To be done
In the copy, include every entry exactly but none of the pictures.
[BEGIN]
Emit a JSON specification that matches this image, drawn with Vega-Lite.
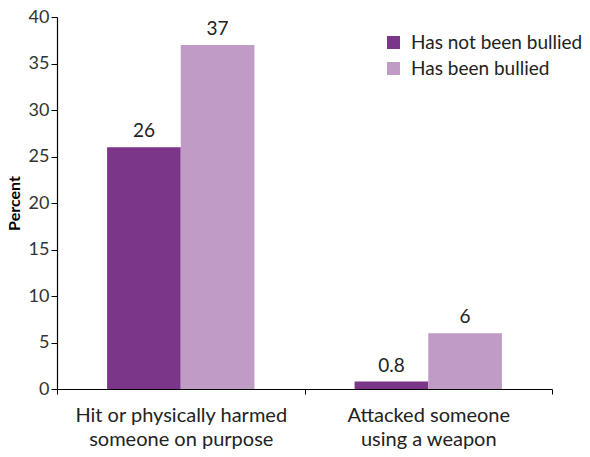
{
  "$schema": "https://vega.github.io/schema/vega-lite/v6.json",
  "width": 495,
  "height": 372,
  "autosize": "none",
  "padding": {"left": 57, "top": 17, "right": 38, "bottom": 68},
  "background": "white",
  "config": {
    "view": {"stroke": null},
    "font": "Lato",
    "axis": {"grid": false, "domainColor": "#000", "tickColor": "#000", "labelColor": "#222", "labelFont": "Lato", "titleFont": "Lato"}
  },
  "data": {
    "values": [
      {"behaviour": "Hit or physically harmed someone on purpose", "group": "Has not been bullied", "percent": 26},
      {"behaviour": "Hit or physically harmed someone on purpose", "group": "Has been bullied", "percent": 37},
      {"behaviour": "Attacked someone using a weapon", "group": "Has not been bullied", "percent": 0.8},
      {"behaviour": "Attacked someone using a weapon", "group": "Has been bullied", "percent": 6}
    ]
  },
  "encoding": {
    "x": {
      "field": "behaviour",
      "type": "nominal",
      "sort": ["Hit or physically harmed someone on purpose", "Attacked someone using a weapon"],
      "scale": {"paddingInner": 0, "paddingOuter": 0},
      "axis": {
        "title": null,
        "labelAngle": 0,
        "labelFontSize": 20,
        "labelLimit": 0,
        "labelPadding": 11,
        "labelLineHeight": 24,
        "labelExpr": "datum.value == 'Hit or physically harmed someone on purpose' ? ['Hit or physically harmed', 'someone on purpose'] : datum.value == 'Attacked someone using a weapon' ? ['Attacked someone', 'using a weapon'] : ''",
        "tickBand": "extent",
        "tickSize": 5,
        "domainWidth": 1.2
      }
    },
    "xOffset": {
      "field": "group",
      "type": "nominal",
      "sort": ["Has not been bullied", "Has been bullied"],
      "scale": {"paddingInner": 0, "paddingOuter": 0.68}
    },
    "y": {
      "field": "percent",
      "type": "quantitative",
      "scale": {"domain": [0, 40], "nice": false},
      "axis": {
        "title": "Percent",
        "titleFontSize": 16,
        "titleFontWeight": "bold",
        "titleColor": "#000",
        "titlePadding": 6,
        "values": [0, 5, 10, 15, 20, 25, 30, 35, 40],
        "labelFontSize": 18,
        "labelColor": "#333",
        "tickSize": 6,
        "labelPadding": 2,
        "domainWidth": 1.2
      }
    }
  },
  "layer": [
    {
      "mark": {"type": "bar"},
      "encoding": {
        "color": {
          "field": "group",
          "type": "nominal",
          "sort": ["Has not been bullied", "Has been bullied"],
          "scale": {"domain": ["Has not been bullied", "Has been bullied"], "range": ["#7B3589", "#BF9BC6"]},
          "legend": {
            "title": null,
            "orient": "none",
            "legendX": 327,
            "legendY": 16,
            "symbolType": "square",
            "symbolSize": 169,
            "symbolStrokeWidth": 0,
            "labelFontSize": 19,
            "labelLimit": 0,
            "labelColor": "#222",
            "labelOffset": 8,
            "rowPadding": 6
          }
        }
      }
    },
    {
      "mark": {"type": "text", "baseline": "alphabetic", "dy": -10, "fontSize": 19, "color": "#222"},
      "encoding": {
        "text": {"field": "percent", "type": "quantitative"}
      }
    }
  ]
}
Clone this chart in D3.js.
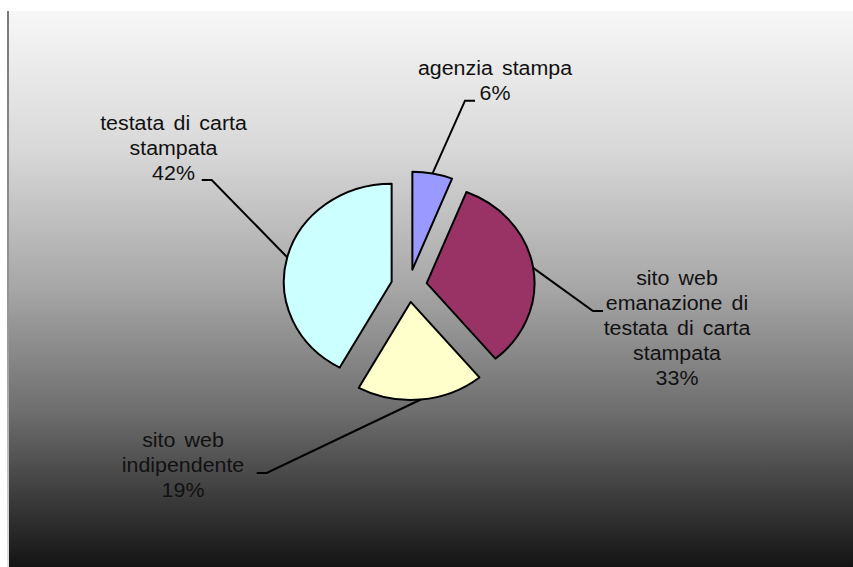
<!DOCTYPE html>
<html>
<head>
<meta charset="utf-8">
<script src="https://cdn.jsdelivr.net/npm/d3@7"></script>
<style>
  html, body { margin: 0; padding: 0; background: #ffffff; }
  svg { display: block; }
  text { font-family: "Liberation Sans", Arial, sans-serif; }
</style>
</head>
<body>
<svg id="chart" width="853" height="567"></svg>
<script>
// ---- data ----
const categories = ["agenzia stampa", "sito web emanazione di testata di carta stampata", "sito web indipendente", "testata di carta stampata"];
const values = [6, 33, 19, 42];
const labelLines = [
  ["agenzia stampa", "6%"],
  ["sito web", "emanazione di", "testata di carta", "stampata", "33%"],
  ["sito web", "indipendente", "19%"],
  ["testata di carta", "stampata", "42%"]
];
const colors = ["#9999ff", "#993366", "#ffffcc", "#ccffff"];

// ---- layout ----
const W = 853, H = 567;
const cx = 409, cy = 285.7, R = 98, explode = 16.3, sx = 1.1;
const labelLayout = [
  { x: 495, y: 75,  elbow: [465, 100.7], end: [475, 100.7] },
  { x: 677, y: 285, elbow: [593, 311],   end: [603, 311] },
  { x: 183, y: 447, elbow: [266.7, 473], end: [256.7, 473] },
  { x: 173.5, y: 130, elbow: [211.7, 180], end: [201.7, 180] }
];
const lineH = 25;
const textSx = 1.07;

const svg = d3.select("#chart");
const defs = svg.append("defs");
const grad = defs.append("linearGradient").attr("id", "bg").attr("x1", 0).attr("y1", 0).attr("x2", 0).attr("y2", 1);
[[0, "#f7f7f7"], [0.25, "#d8d8d8"], [0.5, "#a6a6a6"], [0.72, "#6e6e6e"], [0.88, "#3a3a3a"], [1, "#141414"]]
  .forEach(([o, c]) => grad.append("stop").attr("offset", o).attr("stop-color", c));

svg.append("rect").attr("x", 0).attr("y", 0).attr("width", W).attr("height", H).attr("fill", "#ffffff");
svg.append("rect").attr("x", 8).attr("y", 11).attr("width", W - 8).attr("height", H - 11).attr("fill", "url(#bg)");
const bgrad = defs.append("linearGradient").attr("id", "bd").attr("x1", 0).attr("y1", 0).attr("x2", 0).attr("y2", 1);
[[0, "#7a7a7a"], [0.6, "#9a9a9a"], [1, "#e0e0e0"]].forEach(([o, c]) => bgrad.append("stop").attr("offset", o).attr("stop-color", c));
svg.append("rect").attr("x", 7).attr("y", 11).attr("width", 2).attr("height", H - 11).attr("fill", "url(#bd)");

const pie = d3.pie().value(d => d).sort(null);
const arcs = pie(values);
const arc = d3.arc().innerRadius(0).outerRadius(R);

const g = svg.append("g").attr("transform", `translate(${cx},${cy}) scale(${sx},1)`);
arcs.forEach((a, i) => {
  const mid = (a.startAngle + a.endAngle) / 2;
  const dx = Math.sin(mid) * explode, dy = -Math.cos(mid) * explode;
  g.append("path")
    .attr("d", arc(a))
    .attr("transform", `translate(${dx},${dy})`)
    .attr("fill", colors[i])
    .attr("stroke", "#000")
    .attr("stroke-width", 2)
    .attr("stroke-linejoin", "round")
    .attr("vector-effect", "non-scaling-stroke");
});

arcs.forEach((a, i) => {
  const mid = (a.startAngle + a.endAngle) / 2;
  const px = cx + sx * Math.sin(mid) * (explode + R);
  const py = cy - Math.cos(mid) * (explode + R);
  const L = labelLayout[i];
  svg.append("path")
    .attr("d", d3.line()([[px, py], L.elbow, L.end]))
    .attr("fill", "none").attr("stroke", "#000").attr("stroke-width", 2);
  const t = svg.append("text")
    .attr("transform", `translate(${L.x},0) scale(${textSx},1)`)
    .attr("x", 0).attr("y", L.y)
    .attr("text-anchor", "middle")
    .attr("font-size", 20)
    .attr("word-spacing", 3)
    .attr("fill", "#111");
  labelLines[i].forEach((s, k) => {
    t.append("tspan").attr("x", 0).attr("y", L.y + k * lineH).text(s);
  });
});
</script>
</body>
</html>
[END]
Response
Emit a JSON specification that matches this image, drawn with Vega-Lite.
{
  "$schema": "https://vega.github.io/schema/vega-lite/v6.json",
  "width": 495,
  "height": 372,
  "autosize": "none",
  "padding": {"left": 57, "top": 17, "right": 38, "bottom": 68},
  "background": "white",
  "config": {
    "view": {"stroke": null},
    "font": "Lato",
    "axis": {"grid": false, "domainColor": "#000", "tickColor": "#000", "labelColor": "#222", "labelFont": "Lato", "titleFont": "Lato"}
  },
  "data": {
    "values": [
      {"behaviour": "Hit or physically harmed someone on purpose", "group": "Has not been bullied", "percent": 26},
      {"behaviour": "Hit or physically harmed someone on purpose", "group": "Has been bullied", "percent": 37},
      {"behaviour": "Attacked someone using a weapon", "group": "Has not been bullied", "percent": 0.8},
      {"behaviour": "Attacked someone using a weapon", "group": "Has been bullied", "percent": 6}
    ]
  },
  "encoding": {
    "x": {
      "field": "behaviour",
      "type": "nominal",
      "sort": ["Hit or physically harmed someone on purpose", "Attacked someone using a weapon"],
      "scale": {"paddingInner": 0, "paddingOuter": 0},
      "axis": {
        "title": null,
        "labelAngle": 0,
        "labelFontSize": 20,
        "labelLimit": 0,
        "labelPadding": 11,
        "labelLineHeight": 24,
        "labelExpr": "datum.value == 'Hit or physically harmed someone on purpose' ? ['Hit or physically harmed', 'someone on purpose'] : datum.value == 'Attacked someone using a weapon' ? ['Attacked someone', 'using a weapon'] : ''",
        "tickBand": "extent",
        "tickSize": 5,
        "domainWidth": 1.2
      }
    },
    "xOffset": {
      "field": "group",
      "type": "nominal",
      "sort": ["Has not been bullied", "Has been bullied"],
      "scale": {"paddingInner": 0, "paddingOuter": 0.68}
    },
    "y": {
      "field": "percent",
      "type": "quantitative",
      "scale": {"domain": [0, 40], "nice": false},
      "axis": {
        "title": "Percent",
        "titleFontSize": 16,
        "titleFontWeight": "bold",
        "titleColor": "#000",
        "titlePadding": 6,
        "values": [0, 5, 10, 15, 20, 25, 30, 35, 40],
        "labelFontSize": 18,
        "labelColor": "#333",
        "tickSize": 6,
        "labelPadding": 2,
        "domainWidth": 1.2
      }
    }
  },
  "layer": [
    {
      "mark": {"type": "bar"},
      "encoding": {
        "color": {
          "field": "group",
          "type": "nominal",
          "sort": ["Has not been bullied", "Has been bullied"],
          "scale": {"domain": ["Has not been bullied", "Has been bullied"], "range": ["#7B3589", "#BF9BC6"]},
          "legend": {
            "title": null,
            "orient": "none",
            "legendX": 327,
            "legendY": 16,
            "symbolType": "square",
            "symbolSize": 169,
            "symbolStrokeWidth": 0,
            "labelFontSize": 19,
            "labelLimit": 0,
            "labelColor": "#222",
            "labelOffset": 8,
            "rowPadding": 6
          }
        }
      }
    },
    {
      "mark": {"type": "text", "baseline": "alphabetic", "dy": -10, "fontSize": 19, "color": "#222"},
      "encoding": {
        "text": {"field": "percent", "type": "quantitative"}
      }
    }
  ]
}
Clone this chart in D3.js.
<!DOCTYPE html>
<html>
<head>
<meta charset="utf-8">
<script src="https://cdn.jsdelivr.net/npm/d3@7"></script>
<style>
  html, body { margin: 0; padding: 0; background: #ffffff; }
  svg { display: block; }
  text { font-family: "Liberation Sans", Arial, sans-serif; }
</style>
</head>
<body>
<svg id="chart" width="853" height="567"></svg>
<script>
// ---- data ----
const categories = ["agenzia stampa", "sito web emanazione di testata di carta stampata", "sito web indipendente", "testata di carta stampata"];
const values = [6, 33, 19, 42];
const labelLines = [
  ["agenzia stampa", "6%"],
  ["sito web", "emanazione di", "testata di carta", "stampata", "33%"],
  ["sito web", "indipendente", "19%"],
  ["testata di carta", "stampata", "42%"]
];
const colors = ["#9999ff", "#993366", "#ffffcc", "#ccffff"];

// ---- layout ----
const W = 853, H = 567;
const cx = 409, cy = 285.7, R = 98, explode = 16.3, sx = 1.1;
const labelLayout = [
  { x: 495, y: 75,  elbow: [465, 100.7], end: [475, 100.7] },
  { x: 677, y: 285, elbow: [593, 311],   end: [603, 311] },
  { x: 183, y: 447, elbow: [266.7, 473], end: [256.7, 473] },
  { x: 173.5, y: 130, elbow: [211.7, 180], end: [201.7, 180] }
];
const lineH = 25;
const textSx = 1.07;

const svg = d3.select("#chart");
const defs = svg.append("defs");
const grad = defs.append("linearGradient").attr("id", "bg").attr("x1", 0).attr("y1", 0).attr("x2", 0).attr("y2", 1);
[[0, "#f7f7f7"], [0.25, "#d8d8d8"], [0.5, "#a6a6a6"], [0.72, "#6e6e6e"], [0.88, "#3a3a3a"], [1, "#141414"]]
  .forEach(([o, c]) => grad.append("stop").attr("offset", o).attr("stop-color", c));

svg.append("rect").attr("x", 0).attr("y", 0).attr("width", W).attr("height", H).attr("fill", "#ffffff");
svg.append("rect").attr("x", 8).attr("y", 11).attr("width", W - 8).attr("height", H - 11).attr("fill", "url(#bg)");
const bgrad = defs.append("linearGradient").attr("id", "bd").attr("x1", 0).attr("y1", 0).attr("x2", 0).attr("y2", 1);
[[0, "#7a7a7a"], [0.6, "#9a9a9a"], [1, "#e0e0e0"]].forEach(([o, c]) => bgrad.append("stop").attr("offset", o).attr("stop-color", c));
svg.append("rect").attr("x", 7).attr("y", 11).attr("width", 2).attr("height", H - 11).attr("fill", "url(#bd)");

const pie = d3.pie().value(d => d).sort(null);
const arcs = pie(values);
const arc = d3.arc().innerRadius(0).outerRadius(R);

const g = svg.append("g").attr("transform", `translate(${cx},${cy}) scale(${sx},1)`);
arcs.forEach((a, i) => {
  const mid = (a.startAngle + a.endAngle) / 2;
  const dx = Math.sin(mid) * explode, dy = -Math.cos(mid) * explode;
  g.append("path")
    .attr("d", arc(a))
    .attr("transform", `translate(${dx},${dy})`)
    .attr("fill", colors[i])
    .attr("stroke", "#000")
    .attr("stroke-width", 2)
    .attr("stroke-linejoin", "round")
    .attr("vector-effect", "non-scaling-stroke");
});

arcs.forEach((a, i) => {
  const mid = (a.startAngle + a.endAngle) / 2;
  const px = cx + sx * Math.sin(mid) * (explode + R);
  const py = cy - Math.cos(mid) * (explode + R);
  const L = labelLayout[i];
  svg.append("path")
    .attr("d", d3.line()([[px, py], L.elbow, L.end]))
    .attr("fill", "none").attr("stroke", "#000").attr("stroke-width", 2);
  const t = svg.append("text")
    .attr("transform", `translate(${L.x},0) scale(${textSx},1)`)
    .attr("x", 0).attr("y", L.y)
    .attr("text-anchor", "middle")
    .attr("font-size", 20)
    .attr("word-spacing", 3)
    .attr("fill", "#111");
  labelLines[i].forEach((s, k) => {
    t.append("tspan").attr("x", 0).attr("y", L.y + k * lineH).text(s);
  });
});
</script>
</body>
</html>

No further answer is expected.